Three dead near Kyiv 

Russia and Ukraine have not shown any signs of de-escalating hostilities since Trump’s inauguration on Monday.

Russian aerial attacks near Kyiv killed three people and wounded several others, Ukrainian officials said Friday, while Ukraine fired 120 drones at at least 12 Russian regions, including the capital Moscow.

The Kremlin has launched drone or missile attacks at Kyiv almost every day since sending troops into Ukraine in February 2022, ostensibly targeting military and energy facilities.

“Three people were killed in an enemy attack in the Kyiv region,” the emergency services said in a statement on social media.

It said fragments of a drone had struck a 10-storey residential building after the head of the region said a private home had also been hit.

Black smoke billowed from a residential building damaged in the strike as rescue workers hauled out the bodies of the victims, official images from the scene showed.

In Russia, the Ukrainian military said it launched an overnight drone attack striking an oil refinery, power station facilities and an electronics plant.

State media reported that a microelectronics factory had halted work after six Ukrainian drones damaged production and storage facilities in the Bryansk region.

Moscow and Kyiv are both vying to gain the upper hand ahead of possible negotiations in the early days of Trump’s administration.

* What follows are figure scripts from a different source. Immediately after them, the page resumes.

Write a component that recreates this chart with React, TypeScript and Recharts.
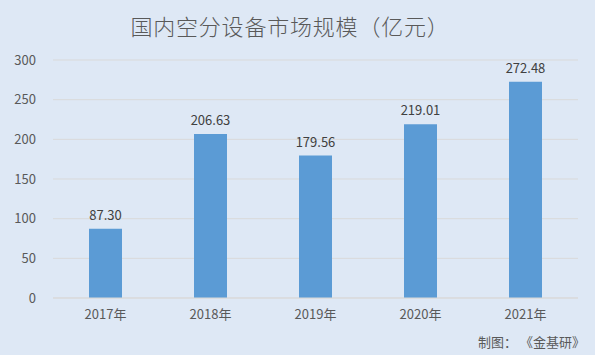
import React from "react";
import { BarChart, Bar, XAxis, YAxis, CartesianGrid, LabelList } from "recharts";

const categories = ["2017年", "2018年", "2019年", "2020年", "2021年"];
const values = [87.3, 206.63, 179.56, 219.01, 272.48];
const yTicks = [0, 50, 100, 150, 200, 250, 300];
const title = "国内空分设备市场规模（亿元）";
const source = "制图： 《金基研》";

const data = categories.map((c, i) => ({ name: c, value: values[i] }));

const FONT = "'Noto Sans CJK SC', 'Microsoft YaHei', sans-serif";
const TEXT = "#595959";

export default function App() {
  return (
    <div style={{ position: "absolute", left: 0, top: 0, width: 595, height: 355, background: "#dee8f5", fontFamily: FONT }}>
      <div style={{ position: "absolute", left: 0, width: 580, top: 10, textAlign: "center", fontSize: 22, fontWeight: 300, color: TEXT, lineHeight: "30px", letterSpacing: 0.8 }}>
        {title}
      </div>
      <div style={{ position: "absolute", right: 10, top: 333, fontSize: 13, color: TEXT, lineHeight: "18px", whiteSpace: "pre" }}>
        {source}
      </div>
      <BarChart width={595} height={355} data={data} margin={{ top: 60, right: 17, left: 0, bottom: 27 }}>
        <CartesianGrid vertical={false} stroke="#d9d9d9" />
        <XAxis
          dataKey="name"
          height={30}
          tickLine={false}
          axisLine={{ stroke: "#d9d9d9" }}
          tickSize={0}
          tickMargin={12}
          tick={{ fill: TEXT, fontSize: 13, fontFamily: FONT }}
        />
        <YAxis
          width={53}
          domain={[0, 300]}
          ticks={yTicks}
          axisLine={false}
          tickLine={false}
          tickSize={0}
          tickMargin={17}
          tick={{ fill: TEXT, fontSize: 13, fontFamily: FONT }}
        />
        <Bar dataKey="value" fill="#5b9bd5" barSize={33} isAnimationActive={false}>
          <LabelList
            dataKey="value"
            position="top"
            offset={9}
            formatter={(v: number) => v.toFixed(2)}
            style={{ fill: "#404040", fontSize: 13, fontFamily: FONT }}
          />
        </Bar>
      </BarChart>
    </div>
  );
}
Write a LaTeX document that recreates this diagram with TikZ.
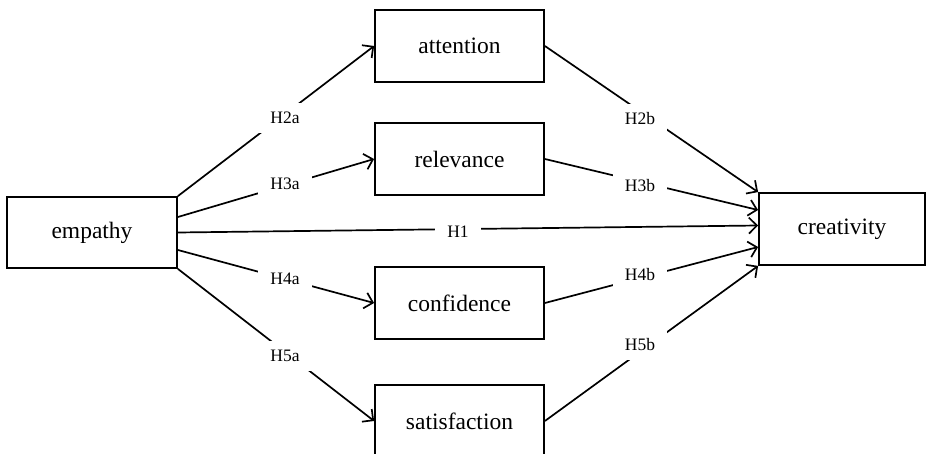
\documentclass[tikz,border=0pt]{standalone}
\usepackage{fontspec}
\setmainfont{Liberation Serif}
\usetikzlibrary{arrows.meta}
\begin{document}
\begin{tikzpicture}[x=1pt,y=-1pt,
  box/.style={draw=black,line width=1.8pt,fill=white,inner sep=0pt,
    minimum width=169pt,minimum height=72pt,font=\fontsize{23.5}{27}\selectfont},
  conn/.style={line width=1.7pt,-{Straight Barb[length=8pt,width=16pt]}},
  lbl/.style={fill=white,inner xsep=12pt,inner ysep=9pt,font=\fontsize{17.5}{20}\selectfont}]
\useasboundingbox[fill=white] (0,0) rectangle (927,454);
\node[box,minimum width=170pt,minimum height=71pt] (emp) at (92,232.5) {empathy};
\node[box] (att) at (459.5,46) {attention};
\node[box] (rel) at (459.5,159) {relevance};
\node[box] (con) at (459.5,303) {confidence};
\node[box] (sat) at (459.5,421) {satisfaction};
\node[box,minimum width=166pt] (cre) at (842,229) {creativity};
% from empathy
\draw[conn] (emp.north east) -- (att.west);
\draw[conn] ([yshift=15.5pt]emp.east) -- (rel.west);
\draw[conn] (emp.east) -- ([yshift=3.5pt]cre.west);
\draw[conn] ([yshift=-17.5pt]emp.east) -- (con.west);
\draw[conn] (emp.south east) -- (sat.west);
% to creativity
\draw[conn] (att.east) -- (cre.north west);
\draw[conn] (rel.east) -- ([yshift=19pt]cre.west);
\draw[conn] (con.east) -- ([yshift=-18pt]cre.west);
\draw[conn] (sat.east) -- (cre.south west);
% labels
\node[lbl] (h2a) at (285,118) {H2a};
\node[lbl] (h3a) at (285,184) {H3a};
\node[lbl] (h1) at (458,232) {H1};
\node[lbl] (h4a) at (285,279) {H4a};
\node[lbl] (h5a) at (285,356) {H5a};
\node[lbl] (h2b) at (640,119) {H2b};
\node[lbl] (h3b) at (640,186) {H3b};
\node[lbl] (h4b) at (640,274.5) {H4b};
\node[lbl] (h5b) at (640,345) {H5b};
\end{tikzpicture}
\end{document}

Prior to his inauguration, Trump vowed to end the Ukraine conflict immediately upon taking office, raising concerns in Ukraine it would be forced to make major territorial concessions to Russia.

Moscow has been advancing on the battlefield for months, closing in on the eastern Ukrainian city of Pokrovsk.

On Friday, Russia said its forces captured the village of Tymofiivka about 20 kilometres (12 miles) east of the key industrial hub.